AIM
Exclude the pictures and return every line exactly as written.

-- Start GIVEN MATERIAL --

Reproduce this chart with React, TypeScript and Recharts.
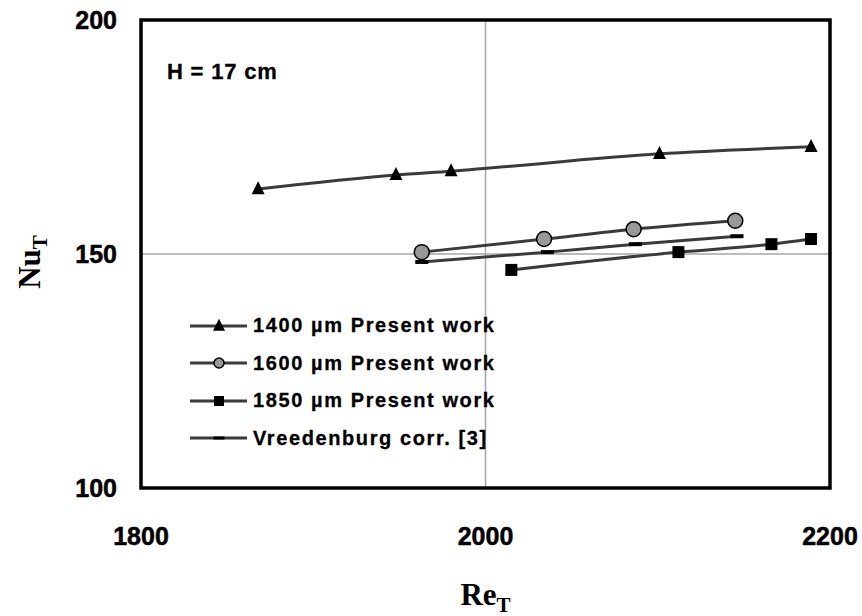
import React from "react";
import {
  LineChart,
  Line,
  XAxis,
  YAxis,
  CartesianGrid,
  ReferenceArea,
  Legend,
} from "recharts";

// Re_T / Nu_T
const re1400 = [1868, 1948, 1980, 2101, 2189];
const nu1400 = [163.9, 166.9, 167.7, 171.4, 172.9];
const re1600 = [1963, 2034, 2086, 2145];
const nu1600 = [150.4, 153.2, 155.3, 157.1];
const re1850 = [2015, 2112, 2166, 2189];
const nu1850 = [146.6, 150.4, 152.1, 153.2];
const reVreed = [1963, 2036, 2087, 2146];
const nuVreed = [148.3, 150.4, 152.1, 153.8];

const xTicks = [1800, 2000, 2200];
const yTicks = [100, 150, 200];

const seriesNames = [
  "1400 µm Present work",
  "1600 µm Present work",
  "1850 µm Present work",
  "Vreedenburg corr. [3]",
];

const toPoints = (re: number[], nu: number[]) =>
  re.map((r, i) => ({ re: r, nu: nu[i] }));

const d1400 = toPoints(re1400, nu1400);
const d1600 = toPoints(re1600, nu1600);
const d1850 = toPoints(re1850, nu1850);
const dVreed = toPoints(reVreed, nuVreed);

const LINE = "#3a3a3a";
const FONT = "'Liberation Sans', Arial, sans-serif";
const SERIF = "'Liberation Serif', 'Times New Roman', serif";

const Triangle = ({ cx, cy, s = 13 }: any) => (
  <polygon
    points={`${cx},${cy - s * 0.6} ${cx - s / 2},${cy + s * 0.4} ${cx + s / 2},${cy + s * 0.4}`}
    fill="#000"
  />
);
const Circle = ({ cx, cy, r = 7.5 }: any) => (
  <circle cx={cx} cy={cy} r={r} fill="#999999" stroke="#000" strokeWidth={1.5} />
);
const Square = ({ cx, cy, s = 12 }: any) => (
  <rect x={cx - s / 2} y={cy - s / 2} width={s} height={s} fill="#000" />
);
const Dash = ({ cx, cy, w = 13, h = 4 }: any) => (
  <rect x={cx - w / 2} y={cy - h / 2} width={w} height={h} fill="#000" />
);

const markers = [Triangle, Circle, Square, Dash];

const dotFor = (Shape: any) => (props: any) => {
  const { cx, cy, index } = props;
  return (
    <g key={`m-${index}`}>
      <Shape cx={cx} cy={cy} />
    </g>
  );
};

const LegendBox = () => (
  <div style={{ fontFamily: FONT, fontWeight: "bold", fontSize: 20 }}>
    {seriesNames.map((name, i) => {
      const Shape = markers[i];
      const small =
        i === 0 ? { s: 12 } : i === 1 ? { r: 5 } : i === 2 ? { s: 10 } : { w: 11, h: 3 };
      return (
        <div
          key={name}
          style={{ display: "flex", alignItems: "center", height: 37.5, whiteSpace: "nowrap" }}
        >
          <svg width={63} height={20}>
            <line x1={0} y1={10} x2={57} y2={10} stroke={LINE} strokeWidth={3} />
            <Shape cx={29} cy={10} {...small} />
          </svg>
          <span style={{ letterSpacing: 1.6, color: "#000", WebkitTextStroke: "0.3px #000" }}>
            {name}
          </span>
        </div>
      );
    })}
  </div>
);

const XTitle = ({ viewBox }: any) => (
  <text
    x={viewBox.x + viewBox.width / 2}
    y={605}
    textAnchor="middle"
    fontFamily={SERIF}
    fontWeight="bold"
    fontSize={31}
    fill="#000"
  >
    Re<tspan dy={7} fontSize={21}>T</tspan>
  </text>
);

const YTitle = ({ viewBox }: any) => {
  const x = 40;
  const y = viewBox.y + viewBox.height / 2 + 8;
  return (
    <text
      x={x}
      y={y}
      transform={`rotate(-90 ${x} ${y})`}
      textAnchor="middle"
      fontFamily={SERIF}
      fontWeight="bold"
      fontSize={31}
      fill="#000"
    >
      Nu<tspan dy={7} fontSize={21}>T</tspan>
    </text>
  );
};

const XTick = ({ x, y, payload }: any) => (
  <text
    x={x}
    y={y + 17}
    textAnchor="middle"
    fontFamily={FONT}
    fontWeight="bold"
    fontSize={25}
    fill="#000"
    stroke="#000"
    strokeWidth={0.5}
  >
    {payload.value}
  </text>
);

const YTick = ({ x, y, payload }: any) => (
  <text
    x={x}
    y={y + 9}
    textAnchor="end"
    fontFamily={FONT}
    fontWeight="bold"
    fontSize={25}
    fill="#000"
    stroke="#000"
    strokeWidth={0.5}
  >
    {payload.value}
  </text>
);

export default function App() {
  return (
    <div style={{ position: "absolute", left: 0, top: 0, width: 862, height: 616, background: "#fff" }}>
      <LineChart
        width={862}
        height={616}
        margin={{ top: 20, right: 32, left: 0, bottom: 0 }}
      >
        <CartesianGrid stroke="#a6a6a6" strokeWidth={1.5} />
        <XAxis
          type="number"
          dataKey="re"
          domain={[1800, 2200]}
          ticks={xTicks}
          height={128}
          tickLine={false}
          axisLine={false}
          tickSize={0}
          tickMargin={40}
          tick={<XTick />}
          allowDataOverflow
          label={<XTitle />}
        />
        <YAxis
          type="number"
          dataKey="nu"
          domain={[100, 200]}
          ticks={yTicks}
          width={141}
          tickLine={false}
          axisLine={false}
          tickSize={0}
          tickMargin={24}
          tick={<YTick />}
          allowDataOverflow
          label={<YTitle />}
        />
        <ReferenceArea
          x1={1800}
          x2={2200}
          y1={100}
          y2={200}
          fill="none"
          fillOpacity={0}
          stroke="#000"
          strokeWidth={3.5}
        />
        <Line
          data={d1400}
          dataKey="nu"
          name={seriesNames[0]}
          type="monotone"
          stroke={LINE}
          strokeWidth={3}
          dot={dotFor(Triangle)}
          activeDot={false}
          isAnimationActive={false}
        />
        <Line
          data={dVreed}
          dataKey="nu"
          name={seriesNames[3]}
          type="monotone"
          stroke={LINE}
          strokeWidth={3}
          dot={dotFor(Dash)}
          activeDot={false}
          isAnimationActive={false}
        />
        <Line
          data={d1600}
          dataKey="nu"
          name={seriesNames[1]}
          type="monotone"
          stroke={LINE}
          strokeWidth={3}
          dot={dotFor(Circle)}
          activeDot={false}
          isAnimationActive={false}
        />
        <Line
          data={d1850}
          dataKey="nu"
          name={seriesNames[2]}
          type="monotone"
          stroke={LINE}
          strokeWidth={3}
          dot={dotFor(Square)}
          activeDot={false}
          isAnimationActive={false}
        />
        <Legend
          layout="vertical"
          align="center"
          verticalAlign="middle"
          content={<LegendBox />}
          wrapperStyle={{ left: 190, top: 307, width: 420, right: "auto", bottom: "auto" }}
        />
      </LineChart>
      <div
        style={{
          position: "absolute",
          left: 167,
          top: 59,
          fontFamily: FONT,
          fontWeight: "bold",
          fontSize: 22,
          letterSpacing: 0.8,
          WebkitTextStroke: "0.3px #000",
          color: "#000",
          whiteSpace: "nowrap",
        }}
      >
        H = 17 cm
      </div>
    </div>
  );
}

-- End GIVEN MATERIAL --

RESULT BELOW
Reproduce this chart with React, TypeScript and Recharts.
import React from "react";
import {
  LineChart,
  Line,
  XAxis,
  YAxis,
  CartesianGrid,
  ReferenceArea,
  Legend,
} from "recharts";

// Re_T / Nu_T
const re1400 = [1868, 1948, 1980, 2101, 2189];
const nu1400 = [163.9, 166.9, 167.7, 171.4, 172.9];
const re1600 = [1963, 2034, 2086, 2145];
const nu1600 = [150.4, 153.2, 155.3, 157.1];
const re1850 = [2015, 2112, 2166, 2189];
const nu1850 = [146.6, 150.4, 152.1, 153.2];
const reVreed = [1963, 2036, 2087, 2146];
const nuVreed = [148.3, 150.4, 152.1, 153.8];

const xTicks = [1800, 2000, 2200];
const yTicks = [100, 150, 200];

const seriesNames = [
  "1400 µm Present work",
  "1600 µm Present work",
  "1850 µm Present work",
  "Vreedenburg corr. [3]",
];

const toPoints = (re: number[], nu: number[]) =>
  re.map((r, i) => ({ re: r, nu: nu[i] }));

const d1400 = toPoints(re1400, nu1400);
const d1600 = toPoints(re1600, nu1600);
const d1850 = toPoints(re1850, nu1850);
const dVreed = toPoints(reVreed, nuVreed);

const LINE = "#3a3a3a";
const FONT = "'Liberation Sans', Arial, sans-serif";
const SERIF = "'Liberation Serif', 'Times New Roman', serif";

const Triangle = ({ cx, cy, s = 13 }: any) => (
  <polygon
    points={`${cx},${cy - s * 0.6} ${cx - s / 2},${cy + s * 0.4} ${cx + s / 2},${cy + s * 0.4}`}
    fill="#000"
  />
);
const Circle = ({ cx, cy, r = 7.5 }: any) => (
  <circle cx={cx} cy={cy} r={r} fill="#999999" stroke="#000" strokeWidth={1.5} />
);
const Square = ({ cx, cy, s = 12 }: any) => (
  <rect x={cx - s / 2} y={cy - s / 2} width={s} height={s} fill="#000" />
);
const Dash = ({ cx, cy, w = 13, h = 4 }: any) => (
  <rect x={cx - w / 2} y={cy - h / 2} width={w} height={h} fill="#000" />
);

const markers = [Triangle, Circle, Square, Dash];

const dotFor = (Shape: any) => (props: any) => {
  const { cx, cy, index } = props;
  return (
    <g key={`m-${index}`}>
      <Shape cx={cx} cy={cy} />
    </g>
  );
};

const LegendBox = () => (
  <div style={{ fontFamily: FONT, fontWeight: "bold", fontSize: 20 }}>
    {seriesNames.map((name, i) => {
      const Shape = markers[i];
      const small =
        i === 0 ? { s: 12 } : i === 1 ? { r: 5 } : i === 2 ? { s: 10 } : { w: 11, h: 3 };
      return (
        <div
          key={name}
          style={{ display: "flex", alignItems: "center", height: 37.5, whiteSpace: "nowrap" }}
        >
          <svg width={63} height={20}>
            <line x1={0} y1={10} x2={57} y2={10} stroke={LINE} strokeWidth={3} />
            <Shape cx={29} cy={10} {...small} />
          </svg>
          <span style={{ letterSpacing: 1.6, color: "#000", WebkitTextStroke: "0.3px #000" }}>
            {name}
          </span>
        </div>
      );
    })}
  </div>
);

const XTitle = ({ viewBox }: any) => (
  <text
    x={viewBox.x + viewBox.width / 2}
    y={605}
    textAnchor="middle"
    fontFamily={SERIF}
    fontWeight="bold"
    fontSize={31}
    fill="#000"
  >
    Re<tspan dy={7} fontSize={21}>T</tspan>
  </text>
);

const YTitle = ({ viewBox }: any) => {
  const x = 40;
  const y = viewBox.y + viewBox.height / 2 + 8;
  return (
    <text
      x={x}
      y={y}
      transform={`rotate(-90 ${x} ${y})`}
      textAnchor="middle"
      fontFamily={SERIF}
      fontWeight="bold"
      fontSize={31}
      fill="#000"
    >
      Nu<tspan dy={7} fontSize={21}>T</tspan>
    </text>
  );
};

const XTick = ({ x, y, payload }: any) => (
  <text
    x={x}
    y={y + 17}
    textAnchor="middle"
    fontFamily={FONT}
    fontWeight="bold"
    fontSize={25}
    fill="#000"
    stroke="#000"
    strokeWidth={0.5}
  >
    {payload.value}
  </text>
);

const YTick = ({ x, y, payload }: any) => (
  <text
    x={x}
    y={y + 9}
    textAnchor="end"
    fontFamily={FONT}
    fontWeight="bold"
    fontSize={25}
    fill="#000"
    stroke="#000"
    strokeWidth={0.5}
  >
    {payload.value}
  </text>
);

export default function App() {
  return (
    <div style={{ position: "absolute", left: 0, top: 0, width: 862, height: 616, background: "#fff" }}>
      <LineChart
        width={862}
        height={616}
        margin={{ top: 20, right: 32, left: 0, bottom: 0 }}
      >
        <CartesianGrid stroke="#a6a6a6" strokeWidth={1.5} />
        <XAxis
          type="number"
          dataKey="re"
          domain={[1800, 2200]}
          ticks={xTicks}
          height={128}
          tickLine={false}
          axisLine={false}
          tickSize={0}
          tickMargin={40}
          tick={<XTick />}
          allowDataOverflow
          label={<XTitle />}
        />
        <YAxis
          type="number"
          dataKey="nu"
          domain={[100, 200]}
          ticks={yTicks}
          width={141}
          tickLine={false}
          axisLine={false}
          tickSize={0}
          tickMargin={24}
          tick={<YTick />}
          allowDataOverflow
          label={<YTitle />}
        />
        <ReferenceArea
          x1={1800}
          x2={2200}
          y1={100}
          y2={200}
          fill="none"
          fillOpacity={0}
          stroke="#000"
          strokeWidth={3.5}
        />
        <Line
          data={d1400}
          dataKey="nu"
          name={seriesNames[0]}
          type="monotone"
          stroke={LINE}
          strokeWidth={3}
          dot={dotFor(Triangle)}
          activeDot={false}
          isAnimationActive={false}
        />
        <Line
          data={dVreed}
          dataKey="nu"
          name={seriesNames[3]}
          type="monotone"
          stroke={LINE}
          strokeWidth={3}
          dot={dotFor(Dash)}
          activeDot={false}
          isAnimationActive={false}
        />
        <Line
          data={d1600}
          dataKey="nu"
          name={seriesNames[1]}
          type="monotone"
          stroke={LINE}
          strokeWidth={3}
          dot={dotFor(Circle)}
          activeDot={false}
          isAnimationActive={false}
        />
        <Line
          data={d1850}
          dataKey="nu"
          name={seriesNames[2]}
          type="monotone"
          stroke={LINE}
          strokeWidth={3}
          dot={dotFor(Square)}
          activeDot={false}
          isAnimationActive={false}
        />
        <Legend
          layout="vertical"
          align="center"
          verticalAlign="middle"
          content={<LegendBox />}
          wrapperStyle={{ left: 190, top: 307, width: 420, right: "auto", bottom: "auto" }}
        />
      </LineChart>
      <div
        style={{
          position: "absolute",
          left: 167,
          top: 59,
          fontFamily: FONT,
          fontWeight: "bold",
          fontSize: 22,
          letterSpacing: 0.8,
          WebkitTextStroke: "0.3px #000",
          color: "#000",
          whiteSpace: "nowrap",
        }}
      >
        H = 17 cm
      </div>
    </div>
  );
}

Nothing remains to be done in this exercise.